Já em Marselha, diz a história – desta vez com “h” - que os canhões, dispostos nos vários fortes e complexos defensivos, apontavam em duas direções distintas - no sentido figurado. Os canhões, como em todas as fortalezas do género, apontavam para os pontos estratégicos a defender, aqui especialmente para a entrada do porto, que era a grande riqueza deste que foi um dos maiores portos da Europa. No entanto, consta também que os canhões dos fortes apontavam, em simultâneo, para a própria cidade, especialmente para os bairros mais populares. A razão de ser disto deveu-se ao grande historial de revoltas que foram acontecendo por Marselha ao longo da história, especialmente no século XVIII e XIX. Não é por acaso que o hino de França, adotado depois da revolução francesa, se chame “A Marselhesa”.

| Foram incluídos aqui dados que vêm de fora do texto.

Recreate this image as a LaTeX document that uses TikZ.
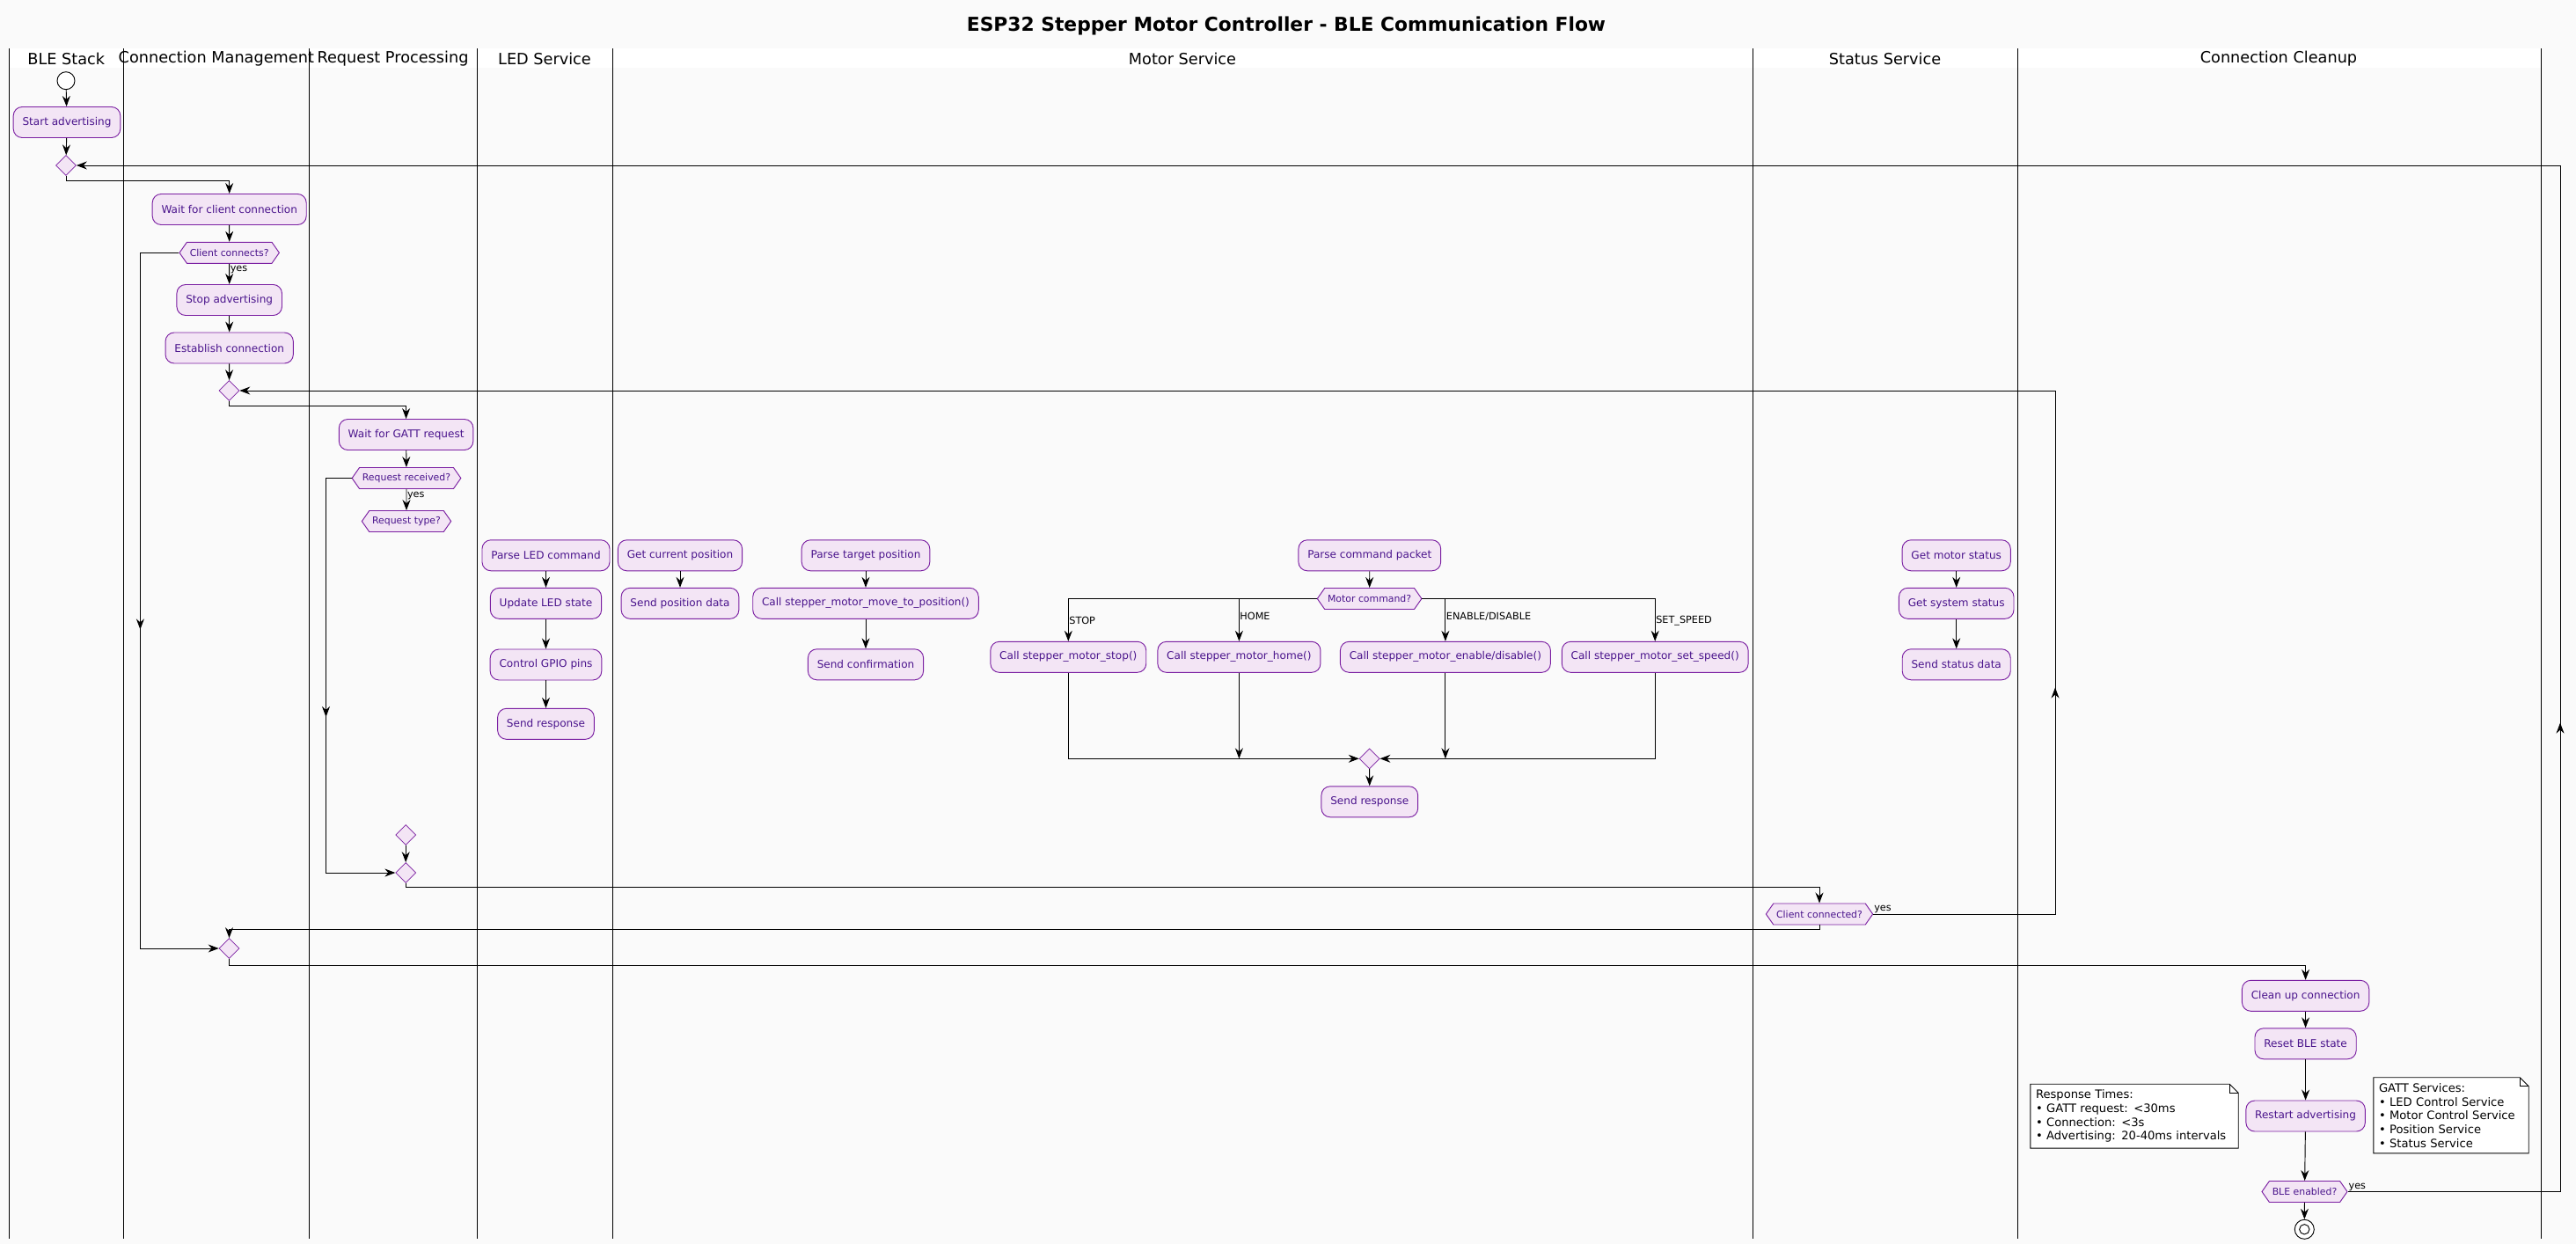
\documentclass[tikz,border=0pt]{standalone}
\usepackage{fontspec}
\setmainfont{DejaVu Sans}
\usetikzlibrary{arrows.meta,shapes.geometric,shapes.symbols,decorations.markings}

\definecolor{pagebg}{HTML}{FAFAFA}
\definecolor{actfill}{HTML}{F3E5F5}
\definecolor{actline}{HTML}{7B1FA2}
\definecolor{acttext}{HTML}{4A148C}

\newcommand{\act}[4]{%
  % #1 name, #2 x, #3 y (px, y grows downwards), #4 label
  \node[act] (#1) at (#2,#3) {#4};
}
\newcommand{\notebox}[5]{%
  % #1 name, #2 x, #3 y, #4 text width, #5 text
  \node[notetext, text width=#4] (#1) at (#2,#3) {#5};
  \fill[pagebg] (#1.north east) -- ++(-10,0) -- ++(10,10) -- cycle;
  \draw[line width=0.8pt] (#1.north west) -- ([xshift=-3mm]#1.north east)
    -- ([yshift=-3mm]#1.north east) -- (#1.south east) -- (#1.south west) -- cycle;
  \draw[line width=0.8pt] ([xshift=-3mm]#1.north east) -- ++(0,10) -- ++(10,0);
}

\begin{document}
\begin{tikzpicture}[x=0.3mm,y=-0.3mm]

% styles
\tikzset{
  act/.style={draw=actline, fill=actfill, text=acttext, rounded corners=3mm, line width=0.8pt,
    minimum height=10.5mm, inner xsep=3.1mm, inner ysep=0.5mm, font=\fontsize{10.3}{12}\selectfont},
  decide/.style={shape=signal, signal to=east and west, signal pointer angle=110, draw=actline,
    fill=actfill, text=acttext, line width=0.8pt, minimum height=7.2mm, inner xsep=1mm,
    inner ysep=0.3mm, font=\fontsize{9.3}{11}\selectfont},
  merge/.style={diamond, draw=actline, fill=actfill, line width=0.6pt,
    minimum width=6.9mm, minimum height=6.9mm, inner sep=0pt},
  startdot/.style={circle, draw, fill=white, line width=0.8pt, minimum size=6mm, inner sep=0pt},
  enddot/.style={circle, draw, fill=white, line width=0.8pt, minimum size=6.6mm, inner sep=0pt},
  flow/.style={line width=0.8pt, -{Stealth[length=3.6mm, width=2.7mm, inset=1.2mm]}},
  midarrow/.style={postaction={decorate, decoration={markings,
    mark=at position #1 with {\arrow{Stealth[length=3.6mm, width=2.7mm, inset=1.2mm]}}}}},
  lbl/.style={font=\fontsize{9.6}{11}\selectfont, inner sep=0.5pt, text=black},
  lane/.style={line width=0.8pt},
  lanehead/.style={font=\fontsize{15.1}{18}\selectfont},
  notetext/.style={fill=white, align=left, inner xsep=1.8mm, inner ysep=1.9mm,
    font=\fontsize{11.2}{13.4}\selectfont},
}

\fill[pagebg] (0,0) rectangle (2928,1414);
\useasboundingbox (0,0) rectangle (2928,1414);

\node[font=\bfseries\fontsize{18.6}{22}\selectfont] (title) at (1462,29)
  {ESP32 Stepper Motor Controller - BLE Communication Flow};

% ---------------- swimlanes ----------------
\fill[white] (10,55) rectangle (2888,76.7);
\foreach \x in {10,140.6,351,542,696,1992,2293,2888}
  \draw[lane] (\x,55) -- (\x,1408);

\node[lanehead] (hble) at (75.3,66.7) {BLE Stack};
\node[lanehead] (hconn) at (245.8,66.7) {Connection Management};
\node[lanehead] (hreq) at (446.5,66.7) {Request Processing};
\node[lanehead] (hled) at (619,66.7) {LED Service};
\node[lanehead] (hmotor) at (1344,66.7) {Motor Service};
\node[lanehead] (hstatus) at (2142.5,66.7) {Status Service};
\node[lanehead] (hclean) at (2590,66.7) {Connection Cleanup};

% ---------------- BLE Stack ----------------
\node[startdot] (start) at (75,91.7) {};
\act{startadv}{76}{139}{Start advertising}
\node[merge] (loopA) at (75,188) {};

% ---------------- Connection Management ----------------
\act{waitconn}{260.7}{238}{Wait for client connection}
\node[decide] (connq) at (260.7,287.3) {Client connects?};
\act{stopadv}{260.7}{341}{Stop advertising}
\act{establish}{260.7}{395.5}{Establish connection}
\node[merge] (loopB) at (260.5,444) {};
\node[merge] (mergeconn) at (260.5,1078) {};

% ---------------- Request Processing ----------------
\act{waitgatt}{461.6}{494}{Wait for GATT request}
\node[decide] (reqrecv) at (462,543.5) {Request received?};
\node[decide] (reqtype) at (462,592.5) {Request type?};
\node[merge] (reqpre) at (461.2,949) {};
\node[merge] (reqmerge) at (461.2,992) {};

% ---------------- LED Service ----------------
\act{parseled}{620.5}{631.3}{Parse LED command}
\act{updled}{620.5}{685.8}{Update LED state}
\act{gpio}{620.5}{755.5}{Control GPIO pins}
\act{ledresp}{620.5}{822.8}{Send response}

% ---------------- Motor Service ----------------
\act{getpos}{773}{631.3}{Get current position}
\act{sendpos}{773}{685.8}{Send position data}
\act{parsetarget}{984}{631.3}{Parse target position}
\act{callmove}{984}{685.8}{Call stepper\_motor\_move\_to\_position()}
\act{sendconf}{984}{755.3}{Send confirmation}
\act{parsecmd}{1556.8}{631.3}{Parse command packet}
\node[decide] (motorq) at (1556.6,680.5) {Motor command?};
\act{callstop}{1214.3}{746.8}{Call stepper\_motor\_stop()}
\act{callhome}{1408.4}{746.8}{Call stepper\_motor\_home()}
\act{callenable}{1642.9}{746.8}{Call stepper\_motor\_enable/disable()}
\act{callspeed}{1881.2}{746.8}{Call stepper\_motor\_set\_speed()}
\node[merge] (mergemotor) at (1556.6,862.3) {};
\act{motorresp}{1556.8}{911.3}{Send response}

% ---------------- Status Service ----------------
\act{getmotor}{2223.7}{631.3}{Get motor status}
\act{getsys}{2223.7}{685.8}{Get system status}
\act{sendstatus}{2223.7}{755.3}{Send status data}
\node[decide] (clientq) at (2068,1039) {Client connected?};

% ---------------- Connection Cleanup ----------------
\act{cleanup}{2620.6}{1131.8}{Clean up connection}
\act{resetble}{2620.6}{1186.3}{Reset BLE state}
\act{restartadv}{2620.6}{1268.5}{Restart advertising}
\node[decide] (bleq) at (2619.5,1354.5) {BLE enabled?};
\node[enddot] (finish) at (2619.3,1397.3) {};
\draw[line width=0.8pt] (finish) circle[radius=1.7mm];

\notebox{timesnote}{2426}{1268.7}{67.2mm}{Response Times:\\
  \textbullet\ GATT request: <30ms\\
  \textbullet\ Connection: <3s\\
  \textbullet\ Advertising: 20-40ms intervals}
\notebox{gattnote}{2786}{1267.8}{49.2mm}{GATT Services:\\
  \textbullet\ LED Control Service\\
  \textbullet\ Motor Control Service\\
  \textbullet\ Position Service\\
  \textbullet\ Status Service}

% loop rails
\coordinate (railble) at (2910,188);
\coordinate (railconn) at (2336,444);
\coordinate (railreq) at (370.5,992);
\coordinate (railconnq) at (159.4,1078);

% ---------------- connectors ----------------
\draw[flow] (start) -- (startadv);
\draw[flow] (startadv) -- (loopA);
\draw[flow] (loopA.south) -- ++(0,6) -| (waitconn.north);
\draw[flow] (waitconn) -- (connq);
\draw[flow] (connq) -- node[lbl, anchor=west, pos=0.3] (yesconn) {yes} (stopadv);
\draw[flow] (stopadv) -- (establish);
\draw[flow] (establish) -- (loopB);
\draw[flow, midarrow=0.511] (connq.west) -| (railconnq) -- (mergeconn.west);
\draw[flow] (loopB.south) -- ++(0,6) -| (waitgatt.north);

\draw[flow] (waitgatt) -- (reqrecv);
\draw[flow] (reqrecv) -- node[lbl, anchor=west, pos=0.3] (yesreq) {yes} (reqtype);
\draw[flow, midarrow=0.54] (reqrecv.west) -| (railreq) -- (reqmerge.west);
\draw[flow] (reqpre) -- (reqmerge);
\draw[flow] (reqmerge.south) -- ++(0,5) -| (clientq.north);

\draw[flow] (parseled) -- (updled);
\draw[flow] (updled) -- (gpio);
\draw[flow] (gpio) -- (ledresp);

\draw[flow] (getpos) -- (sendpos);
\draw[flow] (parsetarget) -- (callmove);
\draw[flow] (callmove) -- (sendconf);
\draw[flow] (parsecmd) -- (motorq);
\draw[flow] (motorq.west) -| node[lbl, anchor=west, pos=0.76] (lstop) {STOP} (callstop.north);
\draw[flow] (motorq.west) -| node[lbl, anchor=west, pos=0.71] (lhome) {HOME} (callhome.north);
\draw[flow] (motorq.east) -| node[lbl, anchor=west, pos=0.71] (lenable) {ENABLE/DISABLE} (callenable.north);
\draw[flow] (motorq.east) -| node[lbl, anchor=west, pos=0.76] (lspeed) {SET\_SPEED} (callspeed.north);
\draw[flow] (callstop.south) |- (mergemotor.west);
\draw[flow] (callhome.south) -- (callhome.south |- mergemotor);
\draw[flow] (callenable.south) -- (callenable.south |- mergemotor);
\draw[flow] (callspeed.south) |- (mergemotor.east);
\draw[flow] (mergemotor) -- (motorresp);

\draw[flow] (getmotor) -- (getsys);
\draw[flow] (getsys) -- (sendstatus);

\draw[flow, midarrow=0.162] (clientq.east) -| node[lbl, anchor=south west, pos=0] (yesclient) {yes}
  (railconn) -- (loopB.east);
\draw[flow] (clientq.south) -- ++(0,5) -| (mergeconn.north);
\draw[flow] (mergeconn.south) -- ++(0,7.5) -| (cleanup.north);

\draw[flow] (cleanup) -- (resetble);
\draw[flow] (resetble) -- (restartadv);
\draw[flow] (restartadv) -- (bleq);
\draw[flow] (bleq) -- (finish);
\draw[flow, midarrow=0.183] (bleq.east) -| node[lbl, anchor=south west, pos=0] (yesble) {yes}
  (railble) -- (loopA.east);

\end{tikzpicture}
\end{document}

Muitas leituras se poderão fazer destas duas histórias/estórias sobre tão particulares canhões. Mas, é evidente que existe aqui uma relação dicotómica e até luta entre classe: enquanto em Nice o canhão servia os caprichos dos mais abastados, em Marselha oprimia dos menos afortunados. As armas sempre tiveram essa particularidade: a de servirem para benefício de quem as dispunha...
Nota: qualquer roteiro turístico contará estas mesmas histórias, e também os autóctones de ambas as cidades.